Jean-Philippe Lemée
Né⋅e en 1957
Vit et travaille à Rennes
Comme de nombreux artistes révélés à la fin des années 80, Jean-Philippe Lemée enregistre et assume le double héritage sur lequel s'est bâti l'art du XXè siècle : la modernité picturale et la réévaluation opérée par Marcel Duchamp. Le plus visible de son travail apparaît sous la forme de tableaux peints, ce qu'il appelle des « Tableaux Faits Main ». On y voit des représentations de stratégies militaires ou sportives (les Batailles, les Tennis etc.), de nombreuses références à l'Histoire de l'Art (Fra Angelico, Poussin, Courbet, Warhol etc.) mais également de banals objets de la vie quotidienne ou bien encore des jeux de société (Dessiner c'est Gagner). La forme tableau est incontestable : toile tendue sur châssis, dessin, couleur... la peinture dans ce qu'elle peut offrir d'évidence immédiate. Mais au-delà de cet impact visuel, une procédure particulière est à l'œuvre qui trouve son origine historique dans la redistribution des rôles que marcel Duchamp a suscitée en inventant le ready-made au début des années 10 e que d'autres artistes, parmi les plus pertinents, ont affinée entre les années 60 et aujourd'hui.
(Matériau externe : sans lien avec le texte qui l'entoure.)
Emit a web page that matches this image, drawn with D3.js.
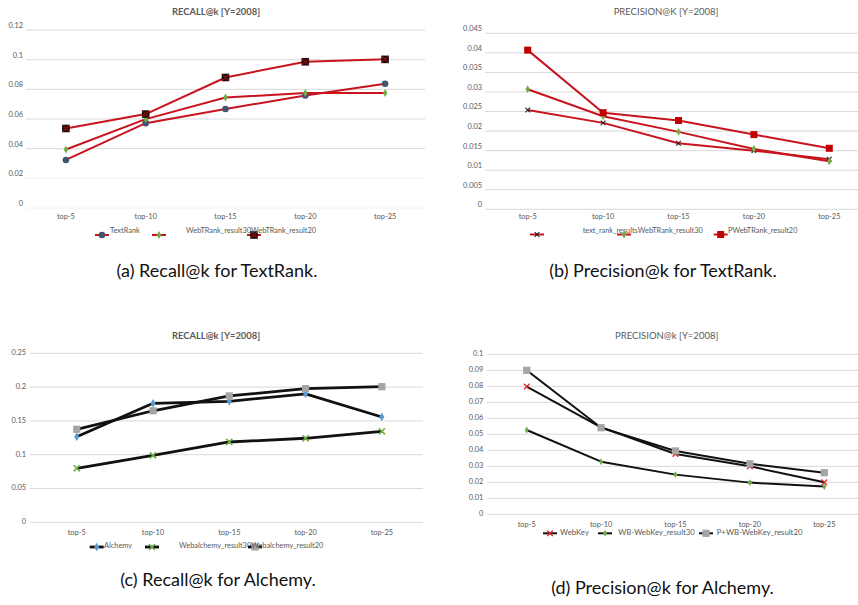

Lemée explore jusque dans ses ultimes conséquences cette idée selon laquelle le regardeur joue un rôle actif dans la réalité de ce qu'on appelle une œuvre d'art. Il illustre à la perfection cette redéfinition de la place de l'artiste, non plus démiurge absolu et inaccessible, mais centralisateur d'initiatives et d'actions, de gestes et d'énergies, révélateur. L'art n'étant plus réductible à l'objet (tableaux, sculptures etc.), l'artiste devient ici metteur en scène, coordinateur de contributions et d'expériences où ce qu'on appelait autrefois le public se voit convié au festin auquel participe également le peintre en lettres qui réalise les pièces et tous ceux qui, à divers degrés, concourrent à ces moments.
Extrait d’un texte de Jean-Marc Huitorel.